Sunday’s windstorm wreaked havoc on the White Rock Farmers’ Market – prompting an early closure on its last day of the season – but organizers say the experience hasn’t swayed their enthusiasm for the uptown location.
Dogs and kids celebrating our last Market of 2017 – we will miss our wonderful community of White Rock . See you next May ❤️ pic.twitter.com/iKXfvT17Aj
— White Rock Farmers' (@wrfms) October 29, 2017
It also reminded them of the kindness of strangers, as market visitors were quick to lend a hand to prevent injuries and further damage.
“Considering what came through that site yesterday, I think we were lucky (there were no injuries),” market manager Helen Fathers said Monday.
“We are so thankful to those people who were onsite. Everybody pitched in.”

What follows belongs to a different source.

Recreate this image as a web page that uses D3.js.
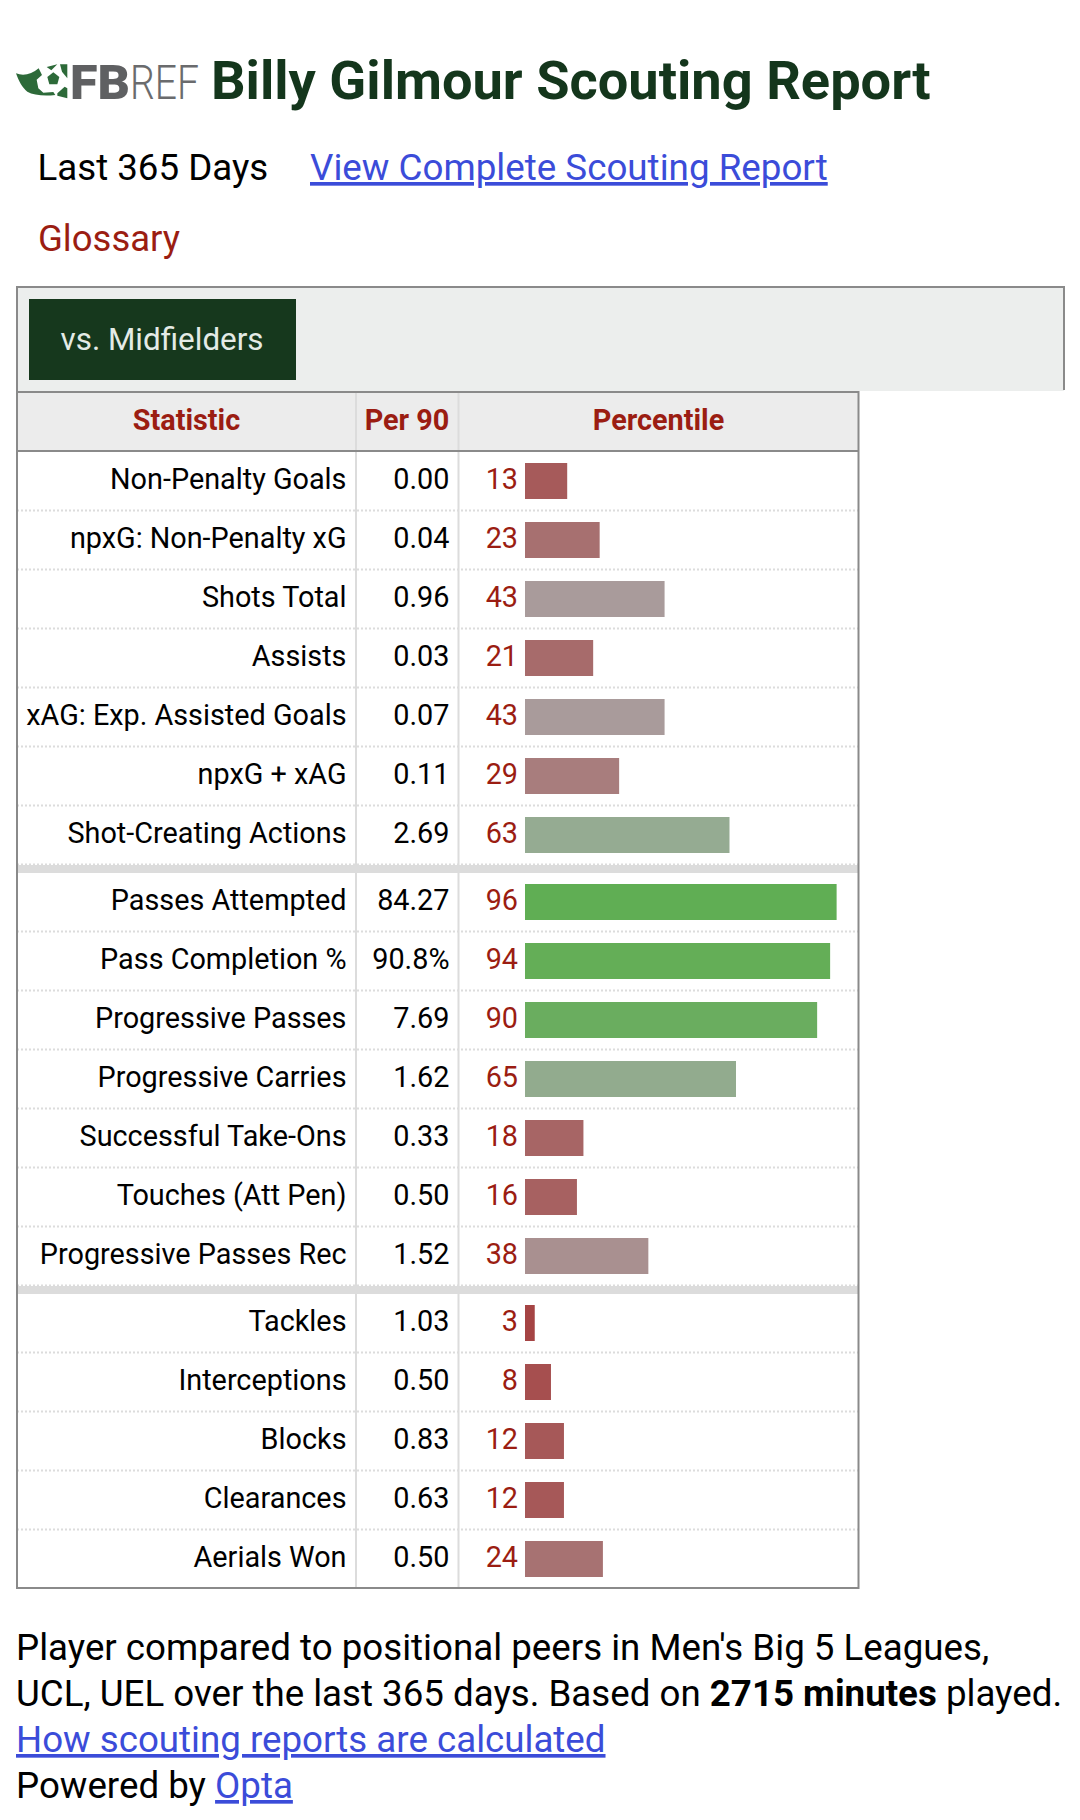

Environment Canada had warned residents Saturday that winds could hit up to 80 km/h in parts of the Lower Mainland the following day, due to a strong ridge of high pressure pushing southward overnight, bringing outflow winds from the northeast.
According to BC Hydro’s website, more than 6,000 customers in Surrey and Langley were without power Sunday as a result of trees down across power lines.
Fathers, a White Rock council member, said the gusts hit the market – which operates during the summer season in the Miramar Village plaza – between noon and 1 p.m.
“It was interesting because it was a beautiful day… then all of a sudden, the volume went from zero to 100,” she said.
“It was like an explosion.”
A video posted to Facebook shows people scrambling to take down tents and secure other items.
White Rock resident Tony Roy said he took the 93-second clip at about 12:30 p.m., shortly after arriving at the market, as the wind started to pick up.
“People were sort of laughing (the wind) off, until the tables began flying,” Roy told Peace Arch News.
“It was a vicious wind.”
One vendor described the experience as “absolutely terrifying.”
“A little bit later a gust came through and picked up our three tables, all loaded with heavy things, tipped them over and sent the smallest one airborne,” Karen Brandson wrote on Facebook, in response to Roy’s video.
“Took us nearly two hours to sort out our mess and get stuff organized and packed up.”
Roy said he stopped recording the chaos when a table fell over nearby; he put his phone away to lend a hand, he said.
Fathers estimated the high winds continued for about 40 minutes. Damage included two snapped tents, and smashed jars of jam and juice.
She noted market policy does require vendors to weight any tents down, and many use bags of sand to do so. But they had little effect Sunday, she said.
While the wind did die down, a decision was made to close the market early. It normally runs until 2 p.m.
“It was just too hazardous,” Fathers said.
And though the wind delivered a wallop to the market, the day’s balmy 22-degree temperature put White Rock tops in B.C. for weather, breaking the city’s own 86-year-old record.
Of 10 weather records broken in the province yesterday, White Rock’s was the oldest – the last, 18.9 degrees – was set in 1929 by just over three degrees.